Yesterday was Thanksgiving, a special day on the prairies since the first pioneers settled down. However, in those early days, they couldn't agree on the date.

In 1879, parliament set Thanksgiving on Nov. 6, but it was not universally observed. Pioneers of British heritage were more likely to celebrate their traditional Home Harvest festival on the final day of harvest. Pioneers from the United States were more accustomed to celebrating American Thanksgiving on the fourth Thursday of November.

Then, in 1918, parliament declared a new holiday on Nov. 11 to mark the end of the First World War. Since there couldn't be two holidays within a week, the two were combined. Veterans weren't happy to share their solemn day of remembrance with a harvest celebration. So, in 1931, the two holidays were separated. However, it was not until 1957 that parliament officially set Thanksgiving on the second Monday of October.

This posed a problem for some prairie families, according to What's to Eat: Entrees in Canadian Food History. The issue was this: the Thanksgiving turkey, which was raised on the farm, was not yet sufficiently plump enough for dinner. For that reason, many families had a ham or a roast instead. The turkey lived to see another dinner – possibly Christmas.

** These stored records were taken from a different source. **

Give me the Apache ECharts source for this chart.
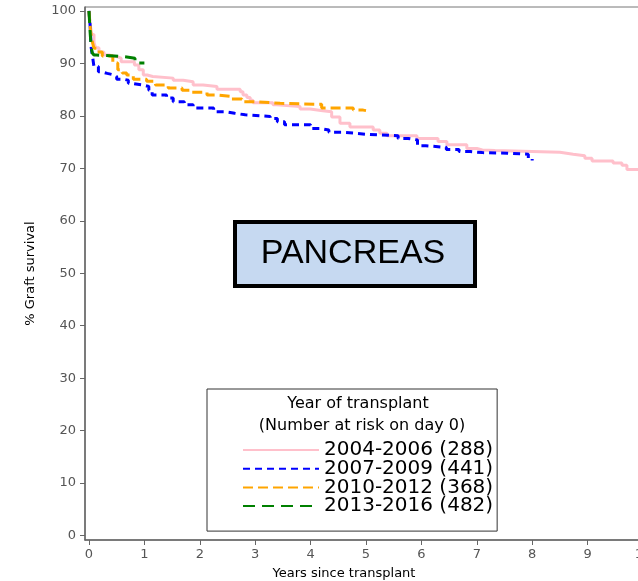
<!DOCTYPE html>
<html>
<head>
<meta charset="utf-8">
<script src="https://cdn.jsdelivr.net/npm/echarts@6/dist/echarts.min.js"></script>
<style>html,body{margin:0;padding:0;background:#fff}#c{width:638px;height:581px}</style>
</head>
<body>
<div id="c"></div>
<script>
const xTicks = [0,1,2,3,4,5,6,7,8,9,10];
const yTicks = [0,10,20,30,40,50,60,70,80,90,100];
const seriesNames = ['2004-2006 (288)','2007-2009 (441)','2010-2012 (368)','2013-2016 (482)'];

const s2004 = [[0,100],[0.02,97.5],[0.05,95.5],[0.09,94.0],[0.12,93.0],[0.18,92.2],[0.27,91.6],[0.36,91.3],[0.5,91.0],[0.58,90.3],[0.82,89.7],[0.9,88.8],[0.98,87.8],[1.05,87.5],[1.15,87.2],[1.52,86.8],[1.70,86.5],[1.88,85.9],[2.06,85.6],[2.31,85.1],[2.73,84.6],[2.78,84.0],[2.85,83.5],[2.91,83.0],[2.96,82.5],[3.32,82.1],[3.39,81.8],[3.81,81.3],[3.99,81.0],[4.22,80.8],[4.38,79.8],[4.53,78.6],[4.71,77.9],[5.13,77.3],[5.25,76.7],[5.38,76.2],[5.92,75.7],[6.30,75.1],[6.46,74.5],[6.82,73.8],[7.0,73.5],[7.1,73.4],[7.33,73.05],[8.5,72.7],[8.74,72.4],[8.95,71.9],[9.08,71.4],[9.46,71.0],[9.62,70.6],[9.71,69.8],[9.98,69.8]];
const s2007 = [[0,100],[0.02,97.3],[0.03,95],[0.04,93],[0.06,91.6],[0.09,89.4],[0.17,88.4],[0.23,88.1],[0.33,87.8],[0.45,87.5],[0.5,87.0],[0.62,86.8],[0.71,86.2],[0.78,85.9],[0.97,85.6],[1.08,84.9],[1.14,84.0],[1.40,83.4],[1.52,82.7],[1.72,82.1],[1.88,81.5],[2.25,80.8],[2.45,80.5],[2.63,80.2],[2.82,79.9],[3.27,79.5],[3.40,78.9],[3.53,78.3],[4.0,77.6],[4.18,77.3],[4.33,76.9],[4.56,76.7],[4.80,76.5],[5.0,76.2],[5.58,75.7],[5.76,75.4],[5.93,74.3],[6.08,74.0],[6.45,73.6],[6.68,73.2],[6.88,73.0],[7.1,72.9],[7.55,72.7],[7.93,71.9],[8.0,71.5]];
const s2010 = [[0,100],[0.01,98.5],[0.03,96],[0.06,94.1],[0.09,92.9],[0.14,92.2],[0.24,91.4],[0.43,90.1],[0.52,88.8],[0.6,88.2],[0.68,87.8],[0.8,87.0],[1.04,86.6],[1.2,85.9],[1.43,85.3],[1.68,84.9],[1.86,84.5],[2.13,84.0],[2.27,83.7],[2.58,83.2],[2.76,82.7],[3.03,82.4],[3.45,82.2],[4.2,81.5],[4.77,81.1],[4.95,81.0],[5.0,81.0]];
const s2013 = [[0,100],[0.01,98],[0.02,96],[0.03,94.5],[0.04,93],[0.06,92],[0.09,91.6],[0.13,91.3],[0.62,91.0],[0.83,90.5],[0.88,90.1],[1.0,90.1]];

const colors = ['#ffc0cb','#0000ff','#ffa500','#008000'];
const dashes = ['solid',[7,5],[10,5],[12,7]];
const data = [s2004,s2007,s2010,s2013];

const FONT = 'DejaVu Sans';
const chart = echarts.init(document.getElementById('c'), null, {renderer:'canvas'});
chart.setOption({
  animation:false,
  backgroundColor:'#fff',
  legend:{
    orient:'vertical', left:207, top:389,
    padding:[51,4,15,35],
    borderColor:'#333', borderWidth:1, backgroundColor:'#fff',
    itemWidth:76, itemHeight:14, itemGap:-1.3, itemTextGap:8,
    data:seriesNames,
    itemStyle:{color:'rgba(0,0,0,0)', borderWidth:0, borderColor:'rgba(0,0,0,0)'},
    textStyle:{fontFamily:FONT, fontSize:20, color:'#000'}
  },
  graphic:[
    {type:'rect', shape:{x:235, y:222, width:240, height:64},
     style:{fill:'#c6d9f1', stroke:'#000', lineWidth:4}, z:10},
    {type:'text', x:353, y:254, z:11,
     style:{text:'PANCREAS', fill:'#000', font:'34px "Liberation Sans"', textAlign:'center', textVerticalAlign:'middle'}},
    {type:'text', x:358, y:404, z:11,
     style:{text:'Year of transplant', fill:'#000', font:'16px "DejaVu Sans"', textAlign:'center', textVerticalAlign:'middle'}},
    {type:'text', x:362, y:426, z:11,
     style:{text:'(Number at risk on day 0)', fill:'#000', font:'16px "DejaVu Sans"', textAlign:'center', textVerticalAlign:'middle'}}
  ],
  grid:{left:85, right:-5, top:7, bottom:41, outerBoundsMode:'none', containLabel:false,
        show:true, borderColor:'#777', borderWidth:1, backgroundColor:'transparent'},
  xAxis:{
    type:'value', min:-0.072, max:10,
    name:'Years since transplant', nameLocation:'middle', nameGap:27,
    nameTextStyle:{fontFamily:FONT, fontSize:13, color:'#000', padding:[0,40,0,0]},
    axisLine:{show:true, onZero:false, lineStyle:{color:'#666', width:1.5}},
    axisTick:{show:true, length:5, lineStyle:{color:'#666'}, customValues:xTicks},
    axisLabel:{margin:8, color:'#555', fontFamily:FONT, fontSize:13, customValues:xTicks, formatter:v=>String(v)},
    splitLine:{show:false}
  },
  yAxis:{
    type:'value', min:-0.86, max:100.76,
    name:'% Graft survival', nameLocation:'middle', nameGap:48,
    nameTextStyle:{fontFamily:FONT, fontSize:13, color:'#000'},
    axisLine:{show:true, onZero:false, lineStyle:{color:'#666', width:1.5}},
    axisTick:{show:true, length:5, lineStyle:{color:'#666'}, customValues:yTicks},
    axisLabel:{margin:9, color:'#555', fontFamily:FONT, fontSize:13, customValues:yTicks, formatter:v=>String(v)},
    splitLine:{show:false}
  },
  series: seriesNames.map((n,i)=>({
    name:n, type:'line', step:'end', symbol:'none', data:data[i],
    lineStyle:{color:colors[i], width:3, type:dashes[i]},
    itemStyle:{color:colors[i]}
  }))
});
</script>
</body>
</html>
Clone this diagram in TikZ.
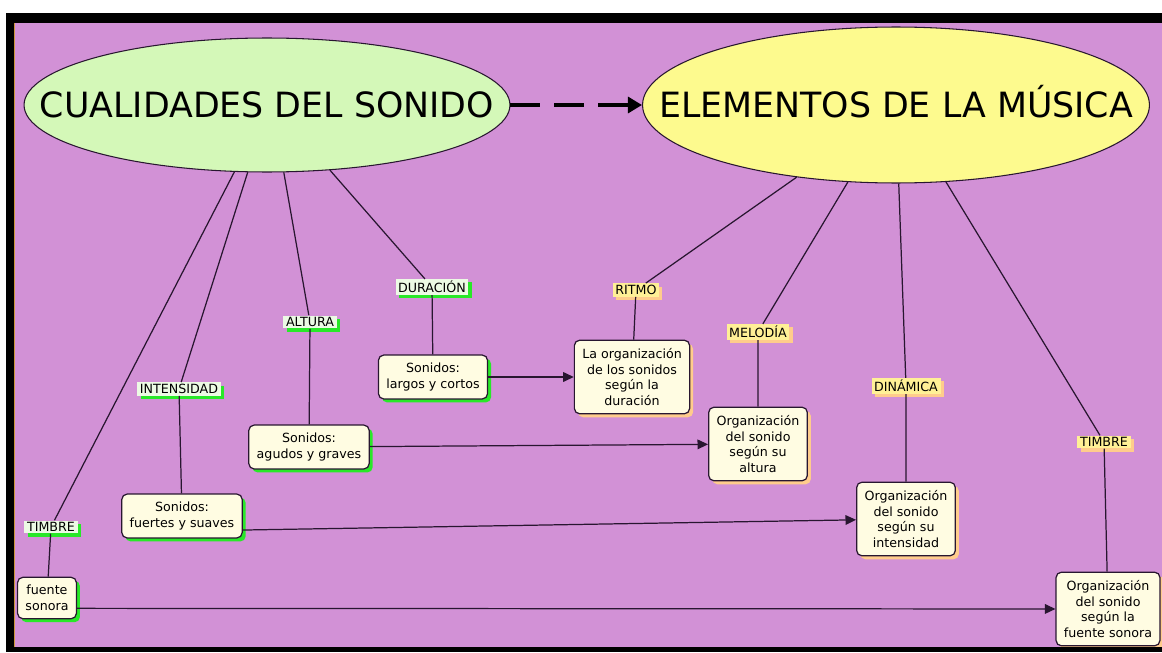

Whenever the day, Thanksgiving included vegetables fresh from the garden, like this cabbage salad. This dish is better the second day, so make it ahead.

German Coleslaw
4-5 cups shredded cabbage
4 green onions, sliced
1/2 cup cider vinegar
1/2 cup sugar
1 tsp salt
1/2 cup vegetable oil
1 tsp celery seed

Combine cabbage and onions in a bowl. In a small saucepan, bring the vinegar, sugar and salt to a boil, stirring to dissolve the sugar. Add the oil and return to boil. Stir in celery seed. Pour the mixture onto the cabbage and toss well. Refrigerate until dinnertime.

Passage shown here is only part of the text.